In this affine patch:

• The line (call it $$C_1$$) is defined by the polynomial $$f = x$$.
• The elliptic curve (call it $$C_2$$) is defined by the polynomial $$g = y^2 - x^3 + x$$.
• The point $$p$$ is the point $$(0, 0)$$.

$$y$$ is a local parameter on $$C_1$$ at $$p$$. In $$\mathcal O_p(C_1)$$, we have $$g = y^2$$. So the valuation of $$g$$ at $$p$$ is $$2$$. Therefore, the intersection multiplicity of $$C_1$$ and $$C_2$$ at $$p$$ is $$2$$.

Example: $$p=[0:0:1]$$. The point $$p = [0: 0: 1]$$ lies in a different affine patch, namely, $$\mathbb A^2 \cong \{ [u: v : 1] : (u, v) \in \mathbb A^2 \} \subset \mathbb P^2.$$

In this affine patch:

• The line (call it $$C_1$$) is defined by the polynomial $$f = v$$.
• The elliptic curve (call it $$C_2$$) is defined by the polynomial $$g = u - v^3 - vu^2$$.
• The point $$p$$ is the point $$(0, 0)$$.

$$u$$ is a local parameter on $$C_1$$ at $$p$$. In $$\mathcal O_p(C_1)$$, we have $$g = u$$. So the valuation of $$g$$ at $$p$$ is $$1$$. Therefore, the intersection multiplicity of $$C_1$$ and $$C_2$$ at $$p$$ is $$1$$.
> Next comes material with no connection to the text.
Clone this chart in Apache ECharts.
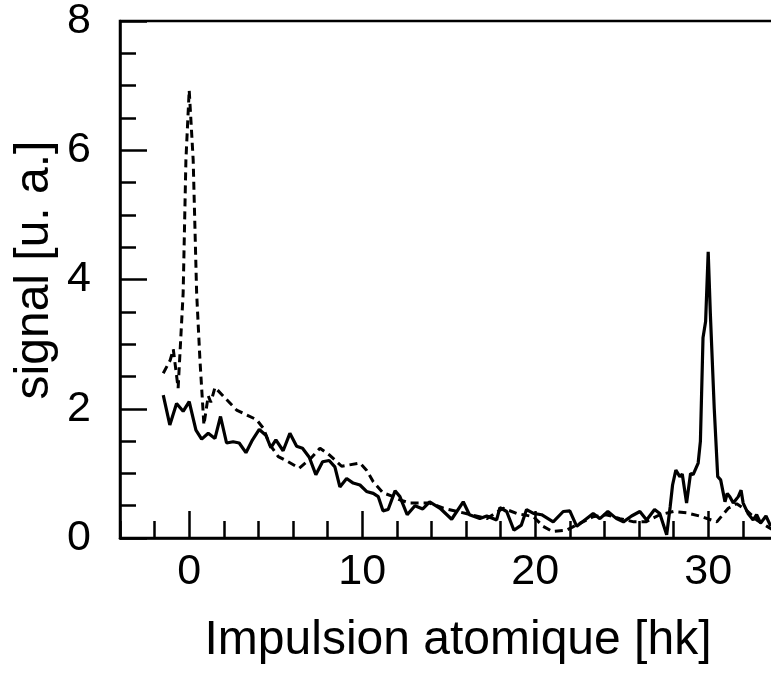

Finally - lest we get too bogged down in algebra - I should point out that the fact that $$[1: 0: 0]$$ is an intersection point of multiplicity $$2$$ whereas $$[0:0:1]$$ is an intersection point of multiplicity $$1$$ is a manifestation of the fact that the line is tangent to the elliptic curve at $$[1:0:0]$$, whereas the line intersects the elliptic curve transversely at $$[0:0:1]$$. It's always a good idea to interpret things using "high school" intuition as a sanity check.